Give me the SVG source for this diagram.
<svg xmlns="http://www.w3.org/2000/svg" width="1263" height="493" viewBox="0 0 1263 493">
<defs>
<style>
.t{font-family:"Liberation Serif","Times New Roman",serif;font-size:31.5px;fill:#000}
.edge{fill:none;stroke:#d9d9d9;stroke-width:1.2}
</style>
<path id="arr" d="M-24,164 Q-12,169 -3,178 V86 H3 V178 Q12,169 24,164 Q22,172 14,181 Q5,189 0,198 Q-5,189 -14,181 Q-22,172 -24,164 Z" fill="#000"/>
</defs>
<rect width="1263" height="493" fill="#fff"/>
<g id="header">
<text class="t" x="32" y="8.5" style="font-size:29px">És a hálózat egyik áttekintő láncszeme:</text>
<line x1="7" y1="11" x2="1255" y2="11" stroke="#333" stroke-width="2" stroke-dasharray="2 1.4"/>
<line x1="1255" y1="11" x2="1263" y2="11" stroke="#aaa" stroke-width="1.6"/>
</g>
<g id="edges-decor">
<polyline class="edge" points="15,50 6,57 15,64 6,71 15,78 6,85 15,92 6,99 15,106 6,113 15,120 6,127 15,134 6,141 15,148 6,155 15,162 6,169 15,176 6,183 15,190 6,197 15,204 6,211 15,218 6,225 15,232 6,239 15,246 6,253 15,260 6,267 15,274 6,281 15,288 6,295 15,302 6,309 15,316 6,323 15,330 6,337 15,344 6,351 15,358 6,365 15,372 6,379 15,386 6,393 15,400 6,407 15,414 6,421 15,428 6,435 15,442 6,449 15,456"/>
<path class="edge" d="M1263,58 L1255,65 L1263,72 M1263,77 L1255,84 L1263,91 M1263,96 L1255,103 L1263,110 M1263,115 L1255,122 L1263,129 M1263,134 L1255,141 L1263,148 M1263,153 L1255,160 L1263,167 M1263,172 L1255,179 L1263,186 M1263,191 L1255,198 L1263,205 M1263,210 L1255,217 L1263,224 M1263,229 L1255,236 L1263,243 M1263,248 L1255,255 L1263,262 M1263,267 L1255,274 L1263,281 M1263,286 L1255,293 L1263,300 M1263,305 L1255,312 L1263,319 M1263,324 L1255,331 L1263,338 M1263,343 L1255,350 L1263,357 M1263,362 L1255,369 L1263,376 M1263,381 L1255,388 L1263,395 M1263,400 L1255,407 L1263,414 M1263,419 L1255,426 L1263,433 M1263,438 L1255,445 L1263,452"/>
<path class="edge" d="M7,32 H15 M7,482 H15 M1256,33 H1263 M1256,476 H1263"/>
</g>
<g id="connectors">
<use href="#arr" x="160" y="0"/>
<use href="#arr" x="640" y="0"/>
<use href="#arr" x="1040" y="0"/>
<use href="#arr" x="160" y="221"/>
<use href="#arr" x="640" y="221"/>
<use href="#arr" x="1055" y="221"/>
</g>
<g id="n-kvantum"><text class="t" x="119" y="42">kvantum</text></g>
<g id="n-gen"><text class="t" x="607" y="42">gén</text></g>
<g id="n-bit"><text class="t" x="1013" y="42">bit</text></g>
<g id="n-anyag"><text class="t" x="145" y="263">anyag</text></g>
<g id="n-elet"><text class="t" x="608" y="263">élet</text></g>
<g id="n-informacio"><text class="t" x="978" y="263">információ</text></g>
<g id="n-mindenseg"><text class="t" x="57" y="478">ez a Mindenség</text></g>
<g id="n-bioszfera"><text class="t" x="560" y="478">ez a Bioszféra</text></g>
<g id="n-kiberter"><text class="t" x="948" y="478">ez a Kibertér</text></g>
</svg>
◇ ◇ ◇ ◇ ◇ ◇ ◇
_What needs to be done_
Return the whole listing exactly.

_The response_
Give me the SVG source for this diagram.
<svg xmlns="http://www.w3.org/2000/svg" width="1263" height="493" viewBox="0 0 1263 493">
<defs>
<style>
.t{font-family:"Liberation Serif","Times New Roman",serif;font-size:31.5px;fill:#000}
.edge{fill:none;stroke:#d9d9d9;stroke-width:1.2}
</style>
<path id="arr" d="M-24,164 Q-12,169 -3,178 V86 H3 V178 Q12,169 24,164 Q22,172 14,181 Q5,189 0,198 Q-5,189 -14,181 Q-22,172 -24,164 Z" fill="#000"/>
</defs>
<rect width="1263" height="493" fill="#fff"/>
<g id="header">
<text class="t" x="32" y="8.5" style="font-size:29px">És a hálózat egyik áttekintő láncszeme:</text>
<line x1="7" y1="11" x2="1255" y2="11" stroke="#333" stroke-width="2" stroke-dasharray="2 1.4"/>
<line x1="1255" y1="11" x2="1263" y2="11" stroke="#aaa" stroke-width="1.6"/>
</g>
<g id="edges-decor">
<polyline class="edge" points="15,50 6,57 15,64 6,71 15,78 6,85 15,92 6,99 15,106 6,113 15,120 6,127 15,134 6,141 15,148 6,155 15,162 6,169 15,176 6,183 15,190 6,197 15,204 6,211 15,218 6,225 15,232 6,239 15,246 6,253 15,260 6,267 15,274 6,281 15,288 6,295 15,302 6,309 15,316 6,323 15,330 6,337 15,344 6,351 15,358 6,365 15,372 6,379 15,386 6,393 15,400 6,407 15,414 6,421 15,428 6,435 15,442 6,449 15,456"/>
<path class="edge" d="M1263,58 L1255,65 L1263,72 M1263,77 L1255,84 L1263,91 M1263,96 L1255,103 L1263,110 M1263,115 L1255,122 L1263,129 M1263,134 L1255,141 L1263,148 M1263,153 L1255,160 L1263,167 M1263,172 L1255,179 L1263,186 M1263,191 L1255,198 L1263,205 M1263,210 L1255,217 L1263,224 M1263,229 L1255,236 L1263,243 M1263,248 L1255,255 L1263,262 M1263,267 L1255,274 L1263,281 M1263,286 L1255,293 L1263,300 M1263,305 L1255,312 L1263,319 M1263,324 L1255,331 L1263,338 M1263,343 L1255,350 L1263,357 M1263,362 L1255,369 L1263,376 M1263,381 L1255,388 L1263,395 M1263,400 L1255,407 L1263,414 M1263,419 L1255,426 L1263,433 M1263,438 L1255,445 L1263,452"/>
<path class="edge" d="M7,32 H15 M7,482 H15 M1256,33 H1263 M1256,476 H1263"/>
</g>
<g id="connectors">
<use href="#arr" x="160" y="0"/>
<use href="#arr" x="640" y="0"/>
<use href="#arr" x="1040" y="0"/>
<use href="#arr" x="160" y="221"/>
<use href="#arr" x="640" y="221"/>
<use href="#arr" x="1055" y="221"/>
</g>
<g id="n-kvantum"><text class="t" x="119" y="42">kvantum</text></g>
<g id="n-gen"><text class="t" x="607" y="42">gén</text></g>
<g id="n-bit"><text class="t" x="1013" y="42">bit</text></g>
<g id="n-anyag"><text class="t" x="145" y="263">anyag</text></g>
<g id="n-elet"><text class="t" x="608" y="263">élet</text></g>
<g id="n-informacio"><text class="t" x="978" y="263">információ</text></g>
<g id="n-mindenseg"><text class="t" x="57" y="478">ez a Mindenség</text></g>
<g id="n-bioszfera"><text class="t" x="560" y="478">ez a Bioszféra</text></g>
<g id="n-kiberter"><text class="t" x="948" y="478">ez a Kibertér</text></g>
</svg>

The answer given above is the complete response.